Saturday, November 22, 2008

JFK's Death: It Changed Everything

On November 22, 1963 President John F. Kennedy was shot and killed in Dallas, Texas. No one then alive can forget where they were when they heard the news. The shock and sorrow of that event and the three subsequent days became embedded in the national consciousness.

Images of the funeral, the boy's salute, the widow's composure, these are tucked away but never forgotten.

Here you will find the story of those four days in November when a nation stopped to mourn.



JFK's Death Still Hurts Us, Still Haunts Us

Detroit Free Press - November 22, 1983:

It changed everything.

Twenty years ago on a Friday afternoon in Dallas, the bullet that killed President John F. Kennedy lodged itself in America's heart.

It is still there.

The angry scar tissue has never healed the hurt, nor closed the wound that brought an end to the era of the American Dream and the American Hero.

The moment is still alive in my mind. So vivid it's as if I'm once again standing over the Associated Press news wire machine with clattering keys and clanging emergency bells exploding in my ears. The newsroom swam before my eyes in a numbing moment of dizziness, fright and tears.

If you were of the age of reason then, you probably had your own moment of fear, doubt, hopelessness. Maybe even a frightened few seconds, as I had, when you feared, quite possibly, that the world was coming to an end.

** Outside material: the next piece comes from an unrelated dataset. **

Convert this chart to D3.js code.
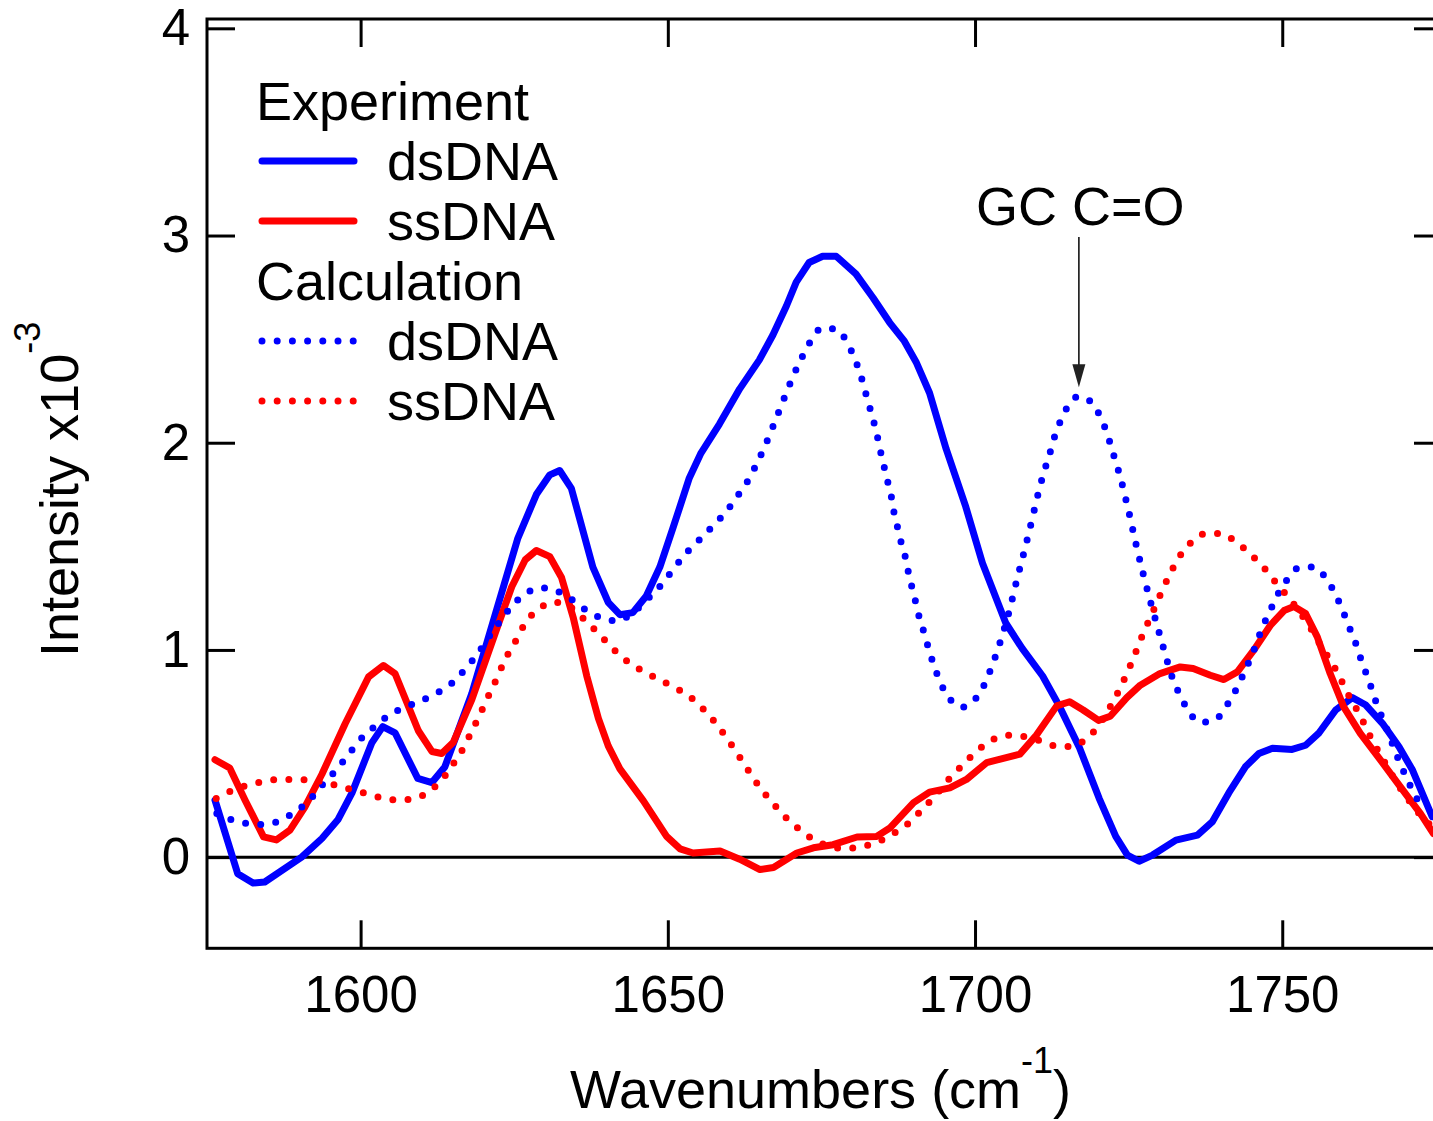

The world didn't, but worlds of things did.

The end of innocence

Our national innocence ended.

We didn't know it, but the American Hero was dead and the American Dream was over with the bullet in Dallas.

How vulnerable we seemed at that moment. We sensed that nothing would ever be the same again, and we were right.

It changed our national attitude.

We were invincible, argumentative among ourselves, but united and comfortable in our role as the best nation in the world, the savior nation.

Our symbol was this Hollywood-handsome, intelligent, humorous, rich, sophisticated young president with a pretty wife, cute kids and a large loving family.

He had our confidence, admiration and a love few before him had enjoyed. We knew the country was in great hands.

Regardless of party affiliation, whether you were Catholic or not, whether you liked his show business friends or father's past, John Kennedy looked liked this country's best chance, maybe ever.

I remember this country thinking John Kennedy was a pretty sensational fellow. We liked his youth, his vigor. He'd faced some hard problems, he'd come down on the side of right and he certainly seemed to be leading us toward attainable goals.

I'm prejudiced. John Kennedy was the first president I actively supported and worked hard to see elected, first one I really cared about and felt close to, could identify with.

It was also as if a part of my family -- a favorite relative -- had been killed. Eisenhower was somebody else's grandfather. Nixon was someone's uncle I didn't like. Johnson was the sort of backroom politician you couldn't warm up to.

Kennedy's shooting changed a lot of us. It changed our media habits overnight. For four days, the nation watched television. Freeze-framed forever -- in black and white: Jackie's blood-spattered dress. Oswald shot in the hallway. The riderless horse in the funeral procession. John-John saluting. Television took over our lives after that.

But nagging my mind forever is one question: Would this American Hero have led us all to that American Dream of world peace and prosperity?

John Kennedy -- memories that won't go away, questions that go unanswered.